3. Broil filets on a foil-lined baking dish, about 6-inches from the heat or flame, for about 4-8 minutes per side (depending on the thickness of the filets).

4. Remove filets from the oven and distribute the cheese mixture over the top
of the filets. Return to broiler for about 30-45 seconds. (It's also o.k. to place the blue cheese mixture in the microwave and heat for 30 second before pouring it in the filets)
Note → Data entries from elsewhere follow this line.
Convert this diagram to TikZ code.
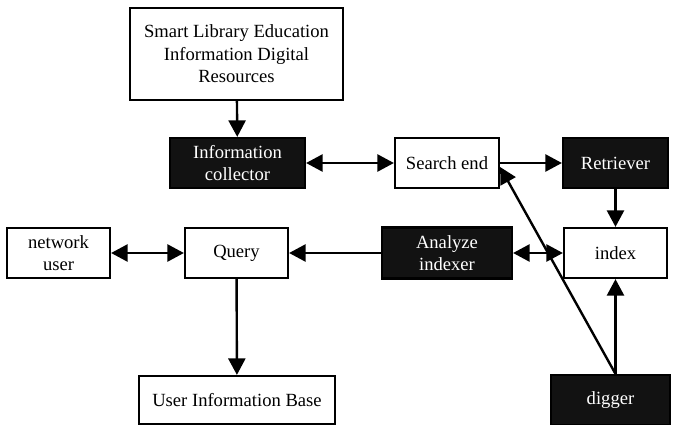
\documentclass[tikz,border=0pt]{standalone}
\usepackage{fontspec}
\setmainfont{Liberation Serif}
\usetikzlibrary{arrows.meta,calc}
\begin{document}
\begin{tikzpicture}[x=1pt,y=-1pt,
  every node/.style={font=\fontsize{18.6}{22.5}\selectfont, align=center, inner sep=0pt},
  wbox/.style={draw=black, fill=white, line width=2.2pt},
  bbox/.style={draw=black, fill=black!93, text=white, line width=2.2pt},
  tip/.style={Triangle[length=16.5pt,width=17pt]},
  conn/.style={line width=2.4pt, -{Triangle[length=16.5pt,width=17pt]}},
  biconn/.style={line width=2.4pt, {Triangle[length=16.5pt,width=17pt]}-{Triangle[length=16.5pt,width=17pt]}}]
\useasboundingbox (0,0) rectangle (673,425);

% boxes
\node[wbox, minimum width=213pt, minimum height=92pt] (src) at (236.5,54)
  {Smart Library Education\\Information Digital\\Resources};
\node[bbox, minimum width=135pt, minimum height=50pt] (coll) at (237.5,163) {Information\\collector};
\node[wbox, minimum width=104pt, minimum height=50pt] (search) at (447,163) {Search end};
\node[bbox, minimum width=105pt, minimum height=50pt] (retr) at (615.5,163) {Retriever};
\node[wbox, minimum width=103pt, minimum height=50pt] (nuser) at (58.5,253) {network\\user};
\node[wbox, minimum width=103pt, minimum height=50pt] (query) at (236.5,253) {Query};
\node[bbox, minimum width=130pt, minimum height=51pt] (anal) at (447,253) {Analyze\\indexer};
\node[wbox, minimum width=103pt, minimum height=50pt] (index) at (615.5,253) {index};
\node[wbox, minimum width=196pt, minimum height=48pt] (uib) at (237,400) {User Information Base};
\node[bbox, minimum width=119pt, minimum height=50pt] (digger) at (610.5,400) {digger};

% connectors
\draw[conn] (src) -- (coll);
\draw[biconn] (coll) -- (search);
\draw[conn] (search) -- (retr);
\draw[conn] (retr) -- (index);
\draw[biconn] (anal) -- (index);
\draw[conn] (anal) -- (query);
\draw[biconn] (nuser) -- (query);
\draw[conn] (query) -- (uib);

\coordinate (dtop) at (index.south |- digger.north);
\coordinate (shit) at ($(search.east)+(0,4)$);
\draw[conn] (dtop) -- (index.south);
\draw[conn] (dtop) -- (shit);
\end{tikzpicture}
\end{document}
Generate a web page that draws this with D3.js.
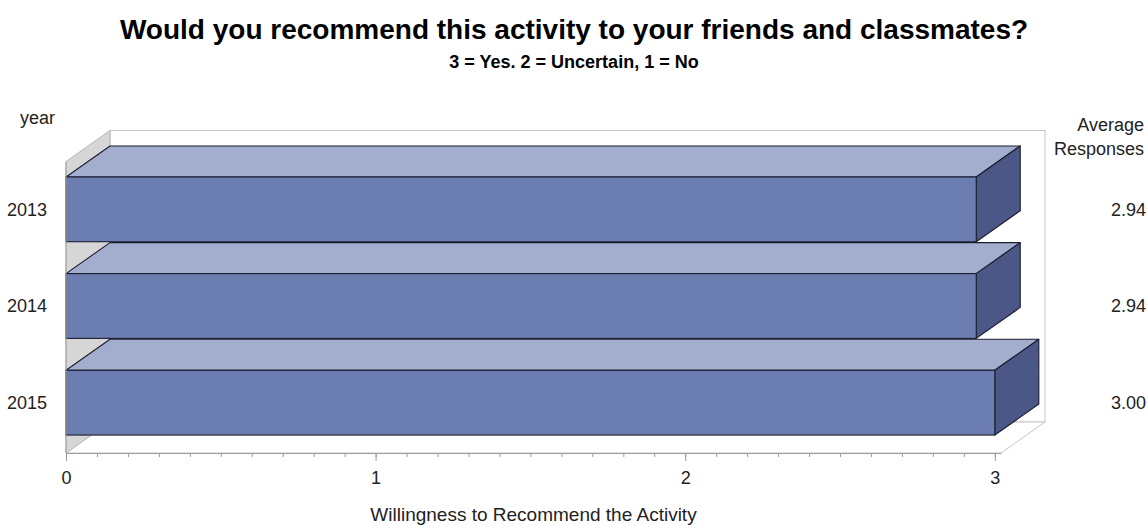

Scrumtious Apple Crumb Pie

This recipe it right out of my 20 year old "Better Homes and Gardens New Cookbook". The pie crust is made from scratch but if you want to use a pre-made pie crust that's fine too.  If you should decide to go the route of making your own crust, the trick to getting your crust to work is to keep everything cold. Use cold shortening in a cold bowl with cold water and so on. Also I will refrigerate the dough for about 15 minutes before rolling it out! Remember to handle the dough as little as possible, this will help to ensure the crust will be flaky.


1 c. sugar
2 T all-purpose flour
6 cups of thinly sliced apple
3 T lemon juice
1/3 c all-purpose flour
1/3 c. oats
3/4 tsp ground cinnamon
1/2 tsp ground ginger
1/4 tsp ground mace
3/4 c butter


Slice apples and place in bowl of water with the lemon juice and let soak for 10 minutes.Drain liquid from bowl and combine 1/2 c. sugar, 2 tsp. flour and toss with the apples. Fill a 9 inch pastry-lined pie plate with the apple mixture. Combine the remaining 1/2 c. of sugar and 1/3 c. flour and oats with your spices. Cut the butter into the mixture until it becomes crumbly and sprinkle evenly over the apples. Cover the edges of the pie with aluminum foil and bake in a 375 degree  preheated oven for 30 minutes. Remove the foil and bake another 30 minutes until the topping is golden brown.

Pie Crust

1 14 c. all-purpose four
1/2 tsp. salt
13 c. shortening
4 T cold water

Stir together flour and salt. Cut in the shortening using a pastry blender until the flour and shortening begin to form small peas. Add the cold water and roll into ball. Refrigerate for 15 minutes. Remove dough and roll out on wax paper until large enough to cover pie plate and trim the edges.